Leave out the pictures and set down exactly the lines from the start of the listing through the one with "d2_v2 = [0.0010, 0.0030, 0.00193]", both included.
** START OF Material for the task **
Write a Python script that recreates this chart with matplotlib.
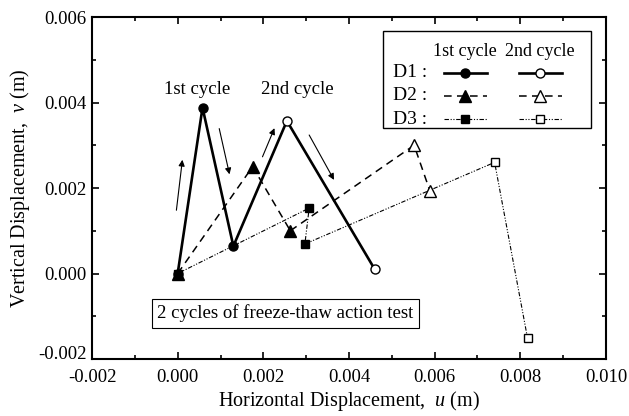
import matplotlib
matplotlib.use('Agg')
import matplotlib.pyplot as plt
from matplotlib.lines import Line2D
from matplotlib.patches import Rectangle

plt.rcParams['font.family'] = ['Liberation Serif', 'DejaVu Serif']
plt.rcParams['mathtext.fontset'] = 'custom'
plt.rcParams['mathtext.it'] = 'Liberation Serif:italic'
plt.rcParams['mathtext.rm'] = 'Liberation Serif'

# D1 / D2 / D3, 1st cycle and 2nd cycle (2nd starts where the 1st ended)
d1_u1 = [0.0, 0.00058, 0.0013]
d1_v1 = [0.0, 0.00388, 0.00064]
d1_u2 = [0.0013, 0.00255, 0.0046]
d1_v2 = [0.00064, 0.00357, 0.0001]

d2_u1 = [0.0, 0.00175, 0.00263]
d2_v1 = [0.0, 0.0025, 0.0010]
d2_u2 = [0.00263, 0.00552, 0.00589]
d2_v2 = [0.0010, 0.0030, 0.00193]

d3_u1 = [0.0, 0.00307, 0.00297]
d3_v1 = [0.0, 0.00153, 0.00069]
d3_u2 = [0.00297, 0.0074, 0.00817]
d3_v2 = [0.00069, 0.0026, -0.00152]

series_names = ['D1 :', 'D2 :', 'D3 :']
markers = ['o', '^', 's']
msizes = [6.5, 8.5, 5.5]
lstyles = ['-', (0, (5, 3.5)), (0, (4, 1.5, 1, 1.5, 1, 1.5))]
lwidths = [1.9, 1.1, 0.8]

# arrows: (u_start, v_start, u_end, v_end)
arrows = [
    (-0.00003, 0.00148, 0.00011, 0.00266),
    (0.00097, 0.00339, 0.00121, 0.00232),
    (0.00198, 0.00273, 0.00226, 0.00340),
    (0.00307, 0.00324, 0.00365, 0.00219),
]

fig = plt.figure(figsize=(6.29, 4.16), dpi=100)
ax = fig.add_axes([0.1463, 0.137, 0.8171, 0.8221])

first = [(d1_u1, d1_v1), (d2_u1, d2_v1), (d3_u1, d3_v1)]
second = [(d1_u2, d1_v2), (d2_u2, d2_v2), (d3_u2, d3_v2)]
zs = [3, 5, 4]
for i in range(3):
    u, v = first[i]
    ax.plot(u, v, color='black', ls=lstyles[i], lw=lwidths[i], marker=markers[i],
            ms=msizes[i], mfc='black', mec='black', zorder=zs[i])
    u, v = second[i]
    ax.plot(u, v, color='black', ls=lstyles[i], lw=lwidths[i], marker=markers[i],
            ms=msizes[i], mfc='white', mec='black', mew=1.0, markevery=[1, 2], zorder=zs[i])

for a in arrows:
    ax.annotate('', xy=(a[2], a[3]), xytext=(a[0], a[1]),
                arrowprops=dict(arrowstyle='-|>', color='black', lw=0.8,
                                mutation_scale=9, shrinkA=0, shrinkB=0))

ax.text(0.00045, 0.0043, '1st cycle', ha='center', va='center', fontsize=13.5)
ax.text(0.0028, 0.0043, '2nd cycle', ha='center', va='center', fontsize=13.5)

ax.text(0.127, 0.134, '2 cycles of freeze-thaw action test', transform=ax.transAxes,
        ha='left', va='center', fontsize=13.5,
        bbox=dict(boxstyle='square,pad=0.3', fc='white', ec='black', lw=0.8))

# hand-made legend
ax.add_patch(Rectangle((0.566, 0.675), 0.405, 0.284, transform=ax.transAxes,
                       fc='white', ec='black', lw=1.0, zorder=6))
ax.text(0.726, 0.898, '1st cycle', transform=ax.transAxes, ha='center', va='center',
        fontsize=13, zorder=7)
ax.text(0.872, 0.898, '2nd cycle', transform=ax.transAxes, ha='center', va='center',
        fontsize=13, zorder=7)
rows_y = [0.837, 0.770, 0.701]
for i in range(3):
    y = rows_y[i]
    ax.text(0.586, y, series_names[i], transform=ax.transAxes, ha='left', va='center',
            fontsize=14, zorder=7)
    for xc, fc in [(0.726, 'black'), (0.872, 'white')]:
        ax.add_line(Line2D([xc - 0.042, xc + 0.042], [y, y], transform=ax.transAxes,
                           color='black', ls=lstyles[i], lw=lwidths[i], zorder=7))
        ax.add_line(Line2D([xc], [y], transform=ax.transAxes, marker=markers[i],
                           ms=msizes[i], mfc=fc, mec='black', mew=1.0, ls='none', zorder=8))

ax.set_xlim(-0.002, 0.010)
ax.set_ylim(-0.002, 0.006)
ax.set_xticks([-0.002, 0.0, 0.002, 0.004, 0.006, 0.008, 0.010])
ax.set_yticks([-0.002, 0.0, 0.002, 0.004, 0.006])
ax.set_xticks([-0.001, 0.001, 0.003, 0.005, 0.007, 0.009], minor=True)
ax.set_yticks([-0.001, 0.001, 0.003, 0.005], minor=True)
ax.set_xticklabels(['-0.002', '0.000', '0.002', '0.004', '0.006', '0.008', '0.010'])
ax.set_yticklabels(['-0.002', '0.000', '0.002', '0.004', '0.006'])
ax.tick_params(which='both', direction='in', top=True, right=True, labelsize=13.5, width=1.2)
ax.tick_params(which='major', length=5, pad=4)
ax.tick_params(which='minor', length=3)
ax.tick_params(axis='x', which='major', pad=7)
for s in ax.spines.values():
    s.set_linewidth(1.5)
# the lowest y label sits on its tick, as in the original
ax.get_yticklabels()[0].set_verticalalignment('baseline')

ax.set_xlabel('Horizontal Displacement,  $u$ (m)', fontsize=14.5, labelpad=2)
ax.set_ylabel('Vertical Displacement,  $v$ (m)', fontsize=14.5, labelpad=4)

fig.savefig('out.png', dpi=100)
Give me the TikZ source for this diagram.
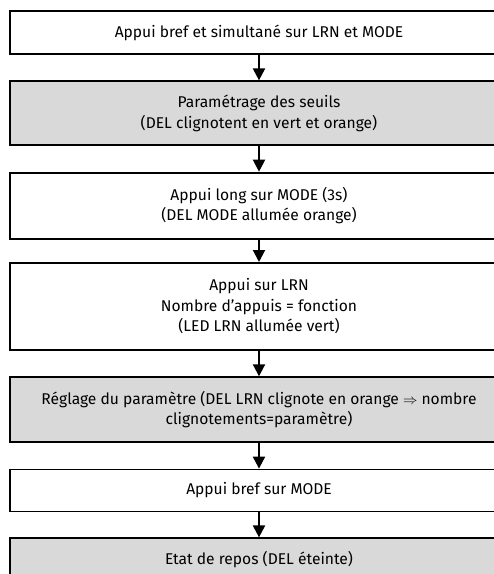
** END OF Material for the task **
**Reply to the exercise**
Write a Python script that recreates this chart with matplotlib.
import matplotlib
matplotlib.use('Agg')
import matplotlib.pyplot as plt
from matplotlib.lines import Line2D
from matplotlib.patches import Rectangle

plt.rcParams['font.family'] = ['Liberation Serif', 'DejaVu Serif']
plt.rcParams['mathtext.fontset'] = 'custom'
plt.rcParams['mathtext.it'] = 'Liberation Serif:italic'
plt.rcParams['mathtext.rm'] = 'Liberation Serif'

# D1 / D2 / D3, 1st cycle and 2nd cycle (2nd starts where the 1st ended)
d1_u1 = [0.0, 0.00058, 0.0013]
d1_v1 = [0.0, 0.00388, 0.00064]
d1_u2 = [0.0013, 0.00255, 0.0046]
d1_v2 = [0.00064, 0.00357, 0.0001]

d2_u1 = [0.0, 0.00175, 0.00263]
d2_v1 = [0.0, 0.0025, 0.0010]
d2_u2 = [0.00263, 0.00552, 0.00589]
d2_v2 = [0.0010, 0.0030, 0.00193]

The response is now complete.